==== INPUT ====

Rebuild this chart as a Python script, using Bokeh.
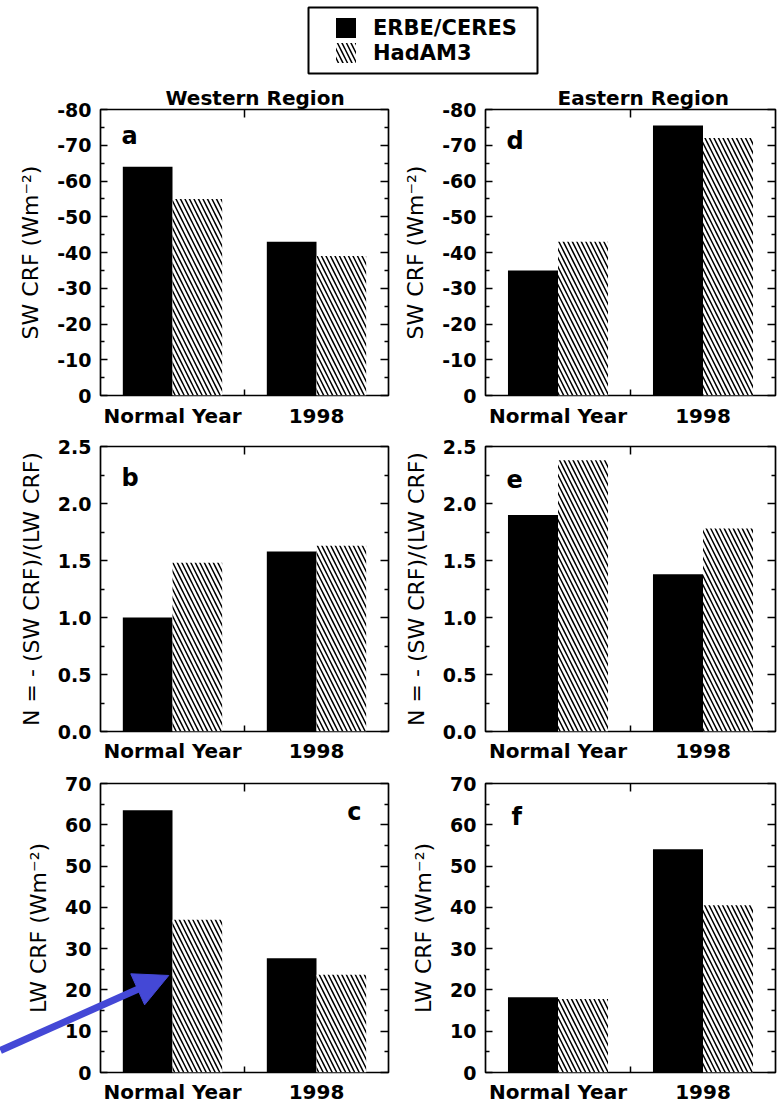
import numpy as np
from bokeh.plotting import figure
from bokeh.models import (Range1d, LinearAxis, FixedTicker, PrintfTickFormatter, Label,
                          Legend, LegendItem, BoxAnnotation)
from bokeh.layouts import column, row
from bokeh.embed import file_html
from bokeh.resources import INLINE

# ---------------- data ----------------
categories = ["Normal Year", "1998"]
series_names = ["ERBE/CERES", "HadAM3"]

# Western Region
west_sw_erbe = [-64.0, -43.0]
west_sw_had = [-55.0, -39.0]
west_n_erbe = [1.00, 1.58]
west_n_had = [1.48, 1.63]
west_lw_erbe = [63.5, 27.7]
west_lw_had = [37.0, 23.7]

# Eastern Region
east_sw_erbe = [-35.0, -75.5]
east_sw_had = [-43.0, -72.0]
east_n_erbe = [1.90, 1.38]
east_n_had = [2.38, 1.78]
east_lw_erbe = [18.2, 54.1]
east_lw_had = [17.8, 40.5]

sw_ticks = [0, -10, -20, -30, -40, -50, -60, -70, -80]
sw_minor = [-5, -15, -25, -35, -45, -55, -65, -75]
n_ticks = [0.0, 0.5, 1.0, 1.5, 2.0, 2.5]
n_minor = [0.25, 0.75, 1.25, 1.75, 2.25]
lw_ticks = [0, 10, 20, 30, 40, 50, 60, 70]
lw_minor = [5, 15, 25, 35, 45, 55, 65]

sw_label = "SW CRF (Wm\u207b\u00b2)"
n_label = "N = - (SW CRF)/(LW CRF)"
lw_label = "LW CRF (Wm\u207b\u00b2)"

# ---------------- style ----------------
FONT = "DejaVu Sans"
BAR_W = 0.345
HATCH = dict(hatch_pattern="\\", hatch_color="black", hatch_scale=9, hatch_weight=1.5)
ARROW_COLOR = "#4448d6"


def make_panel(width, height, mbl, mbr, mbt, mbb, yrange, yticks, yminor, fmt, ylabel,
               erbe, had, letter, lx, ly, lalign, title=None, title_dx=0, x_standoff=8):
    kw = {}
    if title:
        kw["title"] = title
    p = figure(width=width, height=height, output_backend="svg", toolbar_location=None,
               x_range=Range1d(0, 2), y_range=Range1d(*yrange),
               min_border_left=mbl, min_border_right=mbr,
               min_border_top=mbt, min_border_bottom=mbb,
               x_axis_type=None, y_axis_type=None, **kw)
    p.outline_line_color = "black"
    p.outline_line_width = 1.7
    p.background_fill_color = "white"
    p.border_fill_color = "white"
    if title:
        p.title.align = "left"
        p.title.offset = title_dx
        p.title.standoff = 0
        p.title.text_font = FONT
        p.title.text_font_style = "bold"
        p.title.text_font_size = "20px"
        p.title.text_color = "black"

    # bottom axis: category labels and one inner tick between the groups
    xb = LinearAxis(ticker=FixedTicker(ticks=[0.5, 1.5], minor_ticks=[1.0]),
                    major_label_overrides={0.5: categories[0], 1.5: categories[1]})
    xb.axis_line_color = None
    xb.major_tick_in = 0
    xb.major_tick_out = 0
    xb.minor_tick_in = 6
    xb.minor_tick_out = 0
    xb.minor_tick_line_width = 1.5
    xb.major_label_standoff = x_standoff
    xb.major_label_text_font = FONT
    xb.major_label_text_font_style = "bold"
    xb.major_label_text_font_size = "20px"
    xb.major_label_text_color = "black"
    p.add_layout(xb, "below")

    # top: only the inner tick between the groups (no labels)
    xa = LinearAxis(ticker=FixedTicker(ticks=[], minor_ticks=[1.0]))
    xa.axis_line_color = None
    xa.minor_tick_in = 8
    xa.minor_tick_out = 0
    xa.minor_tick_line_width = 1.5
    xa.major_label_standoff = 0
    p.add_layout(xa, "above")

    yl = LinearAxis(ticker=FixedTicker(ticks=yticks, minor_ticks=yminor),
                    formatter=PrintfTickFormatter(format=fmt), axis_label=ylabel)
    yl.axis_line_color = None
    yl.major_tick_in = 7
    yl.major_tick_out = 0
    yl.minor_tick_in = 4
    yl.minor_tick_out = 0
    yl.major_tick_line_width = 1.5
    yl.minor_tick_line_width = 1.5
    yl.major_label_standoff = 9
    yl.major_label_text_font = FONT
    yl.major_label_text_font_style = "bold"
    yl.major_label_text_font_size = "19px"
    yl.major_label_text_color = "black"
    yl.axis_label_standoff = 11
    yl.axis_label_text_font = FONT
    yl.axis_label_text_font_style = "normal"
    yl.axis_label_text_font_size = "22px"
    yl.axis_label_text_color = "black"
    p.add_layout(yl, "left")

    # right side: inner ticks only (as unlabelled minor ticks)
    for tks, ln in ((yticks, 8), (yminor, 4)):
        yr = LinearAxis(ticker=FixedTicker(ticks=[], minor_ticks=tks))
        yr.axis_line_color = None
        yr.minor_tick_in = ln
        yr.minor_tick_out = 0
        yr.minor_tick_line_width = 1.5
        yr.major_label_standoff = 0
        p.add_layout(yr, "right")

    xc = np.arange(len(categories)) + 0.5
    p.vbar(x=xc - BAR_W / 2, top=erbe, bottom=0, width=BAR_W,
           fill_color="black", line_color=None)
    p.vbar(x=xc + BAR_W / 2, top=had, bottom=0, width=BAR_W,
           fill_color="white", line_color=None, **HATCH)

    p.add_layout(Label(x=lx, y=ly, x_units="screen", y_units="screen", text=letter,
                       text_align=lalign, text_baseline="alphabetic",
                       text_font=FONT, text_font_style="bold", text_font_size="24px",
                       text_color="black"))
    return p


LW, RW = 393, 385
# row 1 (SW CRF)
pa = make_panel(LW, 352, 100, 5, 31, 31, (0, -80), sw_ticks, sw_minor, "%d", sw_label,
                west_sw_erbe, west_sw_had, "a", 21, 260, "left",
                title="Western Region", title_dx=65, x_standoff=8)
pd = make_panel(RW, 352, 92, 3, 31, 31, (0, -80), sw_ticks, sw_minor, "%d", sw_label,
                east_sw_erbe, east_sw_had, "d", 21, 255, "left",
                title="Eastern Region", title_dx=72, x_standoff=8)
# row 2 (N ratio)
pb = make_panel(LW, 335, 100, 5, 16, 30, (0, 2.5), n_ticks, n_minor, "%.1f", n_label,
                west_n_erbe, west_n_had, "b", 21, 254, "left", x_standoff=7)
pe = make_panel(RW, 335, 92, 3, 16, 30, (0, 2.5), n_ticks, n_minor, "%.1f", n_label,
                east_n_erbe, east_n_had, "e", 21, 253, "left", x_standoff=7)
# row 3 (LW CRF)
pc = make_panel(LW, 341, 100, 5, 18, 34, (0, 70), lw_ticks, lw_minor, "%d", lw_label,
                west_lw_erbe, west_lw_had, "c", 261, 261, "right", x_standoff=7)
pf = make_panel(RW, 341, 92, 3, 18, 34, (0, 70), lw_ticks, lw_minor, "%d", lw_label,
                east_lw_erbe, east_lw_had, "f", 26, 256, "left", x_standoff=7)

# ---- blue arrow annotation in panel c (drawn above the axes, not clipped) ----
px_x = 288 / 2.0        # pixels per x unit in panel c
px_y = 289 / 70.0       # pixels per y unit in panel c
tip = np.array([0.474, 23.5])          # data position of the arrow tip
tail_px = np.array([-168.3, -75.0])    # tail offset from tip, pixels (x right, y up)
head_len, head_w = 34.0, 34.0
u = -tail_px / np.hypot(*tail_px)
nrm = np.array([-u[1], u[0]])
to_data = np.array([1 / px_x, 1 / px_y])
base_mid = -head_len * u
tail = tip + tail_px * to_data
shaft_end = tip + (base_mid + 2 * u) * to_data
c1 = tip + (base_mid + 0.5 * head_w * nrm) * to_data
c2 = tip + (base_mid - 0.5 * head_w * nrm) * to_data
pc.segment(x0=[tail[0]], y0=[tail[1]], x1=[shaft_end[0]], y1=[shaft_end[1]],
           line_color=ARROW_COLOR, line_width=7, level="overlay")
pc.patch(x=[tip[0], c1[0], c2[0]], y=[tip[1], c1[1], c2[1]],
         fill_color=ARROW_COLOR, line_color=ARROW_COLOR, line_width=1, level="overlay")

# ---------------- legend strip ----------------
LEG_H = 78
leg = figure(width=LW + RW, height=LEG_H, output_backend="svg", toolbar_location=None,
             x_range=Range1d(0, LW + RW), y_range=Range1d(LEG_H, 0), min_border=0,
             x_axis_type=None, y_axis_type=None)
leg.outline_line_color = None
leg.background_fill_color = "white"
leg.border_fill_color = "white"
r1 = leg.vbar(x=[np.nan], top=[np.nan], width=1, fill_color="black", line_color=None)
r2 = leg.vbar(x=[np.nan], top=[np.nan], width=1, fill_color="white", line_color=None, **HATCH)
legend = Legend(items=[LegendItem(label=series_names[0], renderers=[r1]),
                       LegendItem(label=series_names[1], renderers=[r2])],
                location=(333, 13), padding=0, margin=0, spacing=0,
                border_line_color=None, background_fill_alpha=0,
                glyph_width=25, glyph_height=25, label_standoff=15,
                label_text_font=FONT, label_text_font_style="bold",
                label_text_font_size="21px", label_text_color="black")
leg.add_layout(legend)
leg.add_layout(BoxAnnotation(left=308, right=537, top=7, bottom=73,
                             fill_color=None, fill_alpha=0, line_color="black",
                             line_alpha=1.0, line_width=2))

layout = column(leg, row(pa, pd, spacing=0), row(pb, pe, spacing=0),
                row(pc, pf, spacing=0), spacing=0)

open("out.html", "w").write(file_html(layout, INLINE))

====
==== INPUT ====

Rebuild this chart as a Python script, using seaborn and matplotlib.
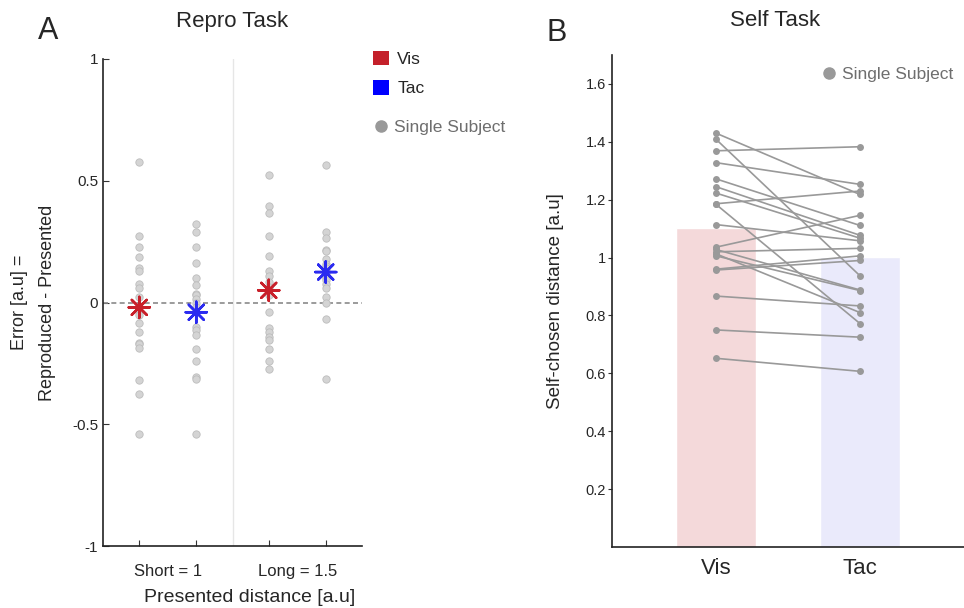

====

Copy out every line of the data that includes the word "chart".

## THE RESPONSE
Rebuild this chart as a Python script, using Bokeh.
Rebuild this chart as a Python script, using seaborn and matplotlib.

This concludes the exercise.